Media watchdog Reporters Without Borders has urged Russia to free opposition journalists locked up in the country's jails, expressing concern that lesser-known cases would be forgotten after the recent release of high-profile prisoners.
"The release of Mikhail Khodorkovsky, Pussy Riot and Greenpeace activists must not divert attention from the many other threats to fundamental freedoms in Russia," the France-based group said in a statement on Thursday.
The group mentioned two cases against journalists in the city of Rostov-on-Don; the conviction of opposition blogger Sergei Reznik on an array of charges in November, and the two-year-long pre-trial detention of magazine editor Alexander Tolmachyov, who stands accused of extortion after a court cleared him of the initial libel charges that had led to his arrest.
Reznik received an 18-month prison sentence after a court in Rostov-on-Don reviewed assorted charges against him during a single trial and found him guilty of bribing a police officer to receive an inspection certificate for his car, making false claims of telephone threats to the police and insulting a judge on his blog.
"It is incomprehensible that the court tried three such different charges at the same time," Reporters Without Borders said in a statement.

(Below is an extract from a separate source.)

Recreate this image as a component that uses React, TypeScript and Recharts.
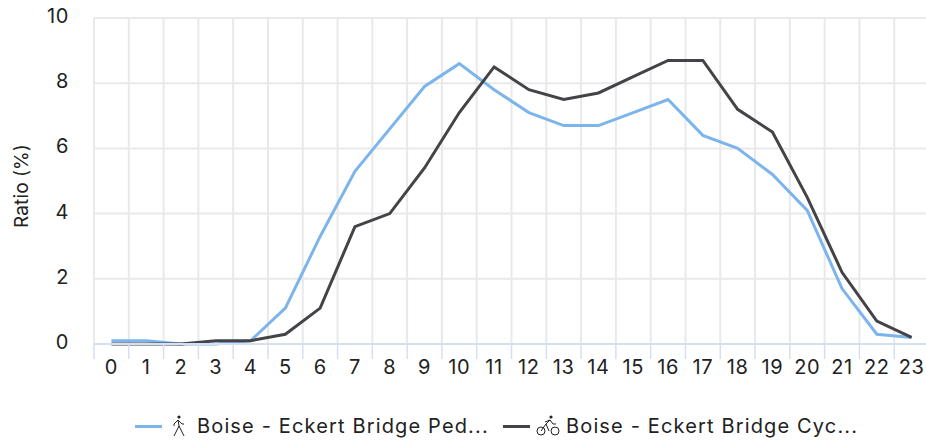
import React from 'react';
import { LineChart, Line, XAxis, YAxis, CartesianGrid, Legend } from 'recharts';

const hours = ['0','1','2','3','4','5','6','7','8','9','10','11','12','13','14','15','16','17','18','19','20','21','22','23'];
const pedestrian = [0.1,0.1,0,0,0.1,1.1,3.3,5.3,6.6,7.9,8.6,7.8,7.1,6.7,6.7,7.1,7.5,6.4,6,5.2,4.1,1.7,0.3,0.2];
const cyclist = [0,0,0,0.1,0.1,0.3,1.1,3.6,4,5.4,7.1,8.5,7.8,7.5,7.7,8.2,8.7,8.7,7.2,6.5,4.5,2.2,0.7,0.2];
const yTicks = [0,2,4,6,8,10];
const pedLabel = 'Boise - Eckert Bridge Ped...';
const cycLabel = 'Boise - Eckert Bridge Cyc...';

const data = hours.map((hour, i) => ({ hour, ped: pedestrian[i], cyc: cyclist[i] }));

const FONT = 'Inter, sans-serif';
const PED = '#7cb5ec';
const CYC = '#434348';
const GRID = '#e9e9e9';
const AXIS = '#d6dff0';
const TEXT = '#222';

const W = 929;
const H = 440;
const LEFT = 94;
const RIGHT = 0;
const BAND = (W - LEFT - RIGHT) / hours.length;

const HourTick = ({ x, y, payload }: any) => (
  <g>
    <line x1={x - BAND / 2} x2={x - BAND / 2} y1={y - 8} y2={y + 7} stroke={AXIS} strokeWidth={1.5} />
    <text x={x} y={y + 22} textAnchor="middle" fontFamily={FONT} fontSize={20} letterSpacing={0.6} fill={TEXT}>{payload.value}</text>
  </g>
);

const RatioTick = ({ y, payload }: any) => (
  <text x={69} y={y + 5} textAnchor="end" fontFamily={FONT} fontSize={20} letterSpacing={0.6} fill={TEXT}>{payload.value}</text>
);

const Walker = () => (
  <svg width={16} height={24} viewBox="0 0 16 24" fill="none" stroke="#222" strokeWidth={1}>
    <circle cx={8} cy={3} r={1.6} fill="#222" stroke="none" />
    <path d="M7 6 L3 10 L3 12 M7 6 L11 10 L13 10 M7 6 L8 12 L3 22 M8 12 L13 22" />
  </svg>
);

const Cyclist = () => (
  <svg width={24} height={24} viewBox="0 0 24 24" fill="none" stroke="#222" strokeWidth={1}>
    <circle cx={5} cy={17} r={4} />
    <circle cx={19} cy={17} r={4} />
    <circle cx={15} cy={3} r={1.6} fill="#222" stroke="none" />
    <path d="M5 17 L10 10 L14 6 L17 10 L20 10 M10 10 L13 17 M9 8 L14 6" />
  </svg>
);

const legendRow = (left: number, color: string, icon: React.ReactNode, label: string, iconGap: number, textGap: number) => (
  <div style={{ position: 'absolute', left, top: 0, height: 24, display: 'flex', alignItems: 'center' }}>
    <div style={{ width: 27, height: 3, background: color, marginRight: iconGap }} />
    {icon}
    <span style={{ marginLeft: textGap, fontFamily: FONT, fontSize: 20, letterSpacing: 1.15, color: TEXT, whiteSpace: 'nowrap' }}>{label}</span>
  </div>
);

const ChartLegend = () => (
  <div style={{ position: 'relative', height: 24 }}>
    {legendRow(135, PED, <Walker />, pedLabel, 9, 10)}
    {legendRow(503, CYC, <Cyclist />, cycLabel, 6, 6)}
  </div>
);

export default function App() {
  return (
    <div style={{ position: 'absolute', left: 0, top: 0, width: 926, height: 440, overflow: 'hidden', background: '#fff' }}>
      <LineChart width={W} height={H} data={data} margin={{ top: 18, right: RIGHT, bottom: 42, left: 0 }}>
        <CartesianGrid
          stroke={GRID}
          strokeWidth={2}
          verticalCoordinatesGenerator={() => hours.map((_, i) => LEFT + i * BAND).concat(W)}
        />
        <XAxis dataKey="hour" scale="band" interval={0} height={30} tick={<HourTick />} tickLine={false} stroke={AXIS} strokeWidth={2} />
        <YAxis
          width={LEFT}
          domain={[0, 10]}
          ticks={yTicks}
          tick={<RatioTick />}
          tickLine={false}
          axisLine={false}
          label={{ value: 'Ratio (%)', angle: -90, position: 'insideLeft', offset: 21, dy: 5, style: { fontFamily: FONT, fontSize: 19, letterSpacing: 0.1, fill: TEXT, textAnchor: 'middle' } }}
        />
        <Line dataKey="ped" name={pedLabel} stroke={PED} strokeWidth={3} dot={false} isAnimationActive={false} />
        <Line dataKey="cyc" name={cycLabel} stroke={CYC} strokeWidth={3} dot={false} isAnimationActive={false} />
        <Legend content={<ChartLegend />} wrapperStyle={{ left: 0, top: 414, width: 926, bottom: 'auto' }} />
      </LineChart>
    </div>
  );
}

"The lack of transparency surrounding this trial is intolerable and shows that his conviction was a reprisal for his articles," the organization said.
President Vladimir Putin freed several high-profile prisoners last month, in a move widely seen to improve his administration's image ahead of the 2014 Olympic Games in Sochi.
Members of the Pussy Riot punk rock band and the "Arctic 30" participants of a Greenpeace protest walked free under an amnesty granted as part of the country's anniversary of the Constitution. Khodorkovsky, the former oil tycoon, received a presidential pardon after a decade in prison.
Pussy Riot member Maria Alyokhina warned that the freeing of high-profile convicts such as herself and fellow band member Nadezhda Tolokonnikova, could divert attention away from the fates of other prisoners exposed to the hardships of the Russian prison system.
Ahead of her release last month, Alyokhina had asked if there was a "legal way" to avoid her amnesty, so that she could stay in prison to help protect her fellow inmates, news reports said.
Reporters Without Borders, along with other watchdog groups, considers Russia one of the world's major offenders against media freedom, having ranked it 148th out of 179 countries in its 2013 press freedom index.
The New York-based Committee to Protect Journalists named Russia as one of the top countries that gives impunity to the killers of journalists last year, ranking it 9th on the impunity index of the world's 12 worst countries.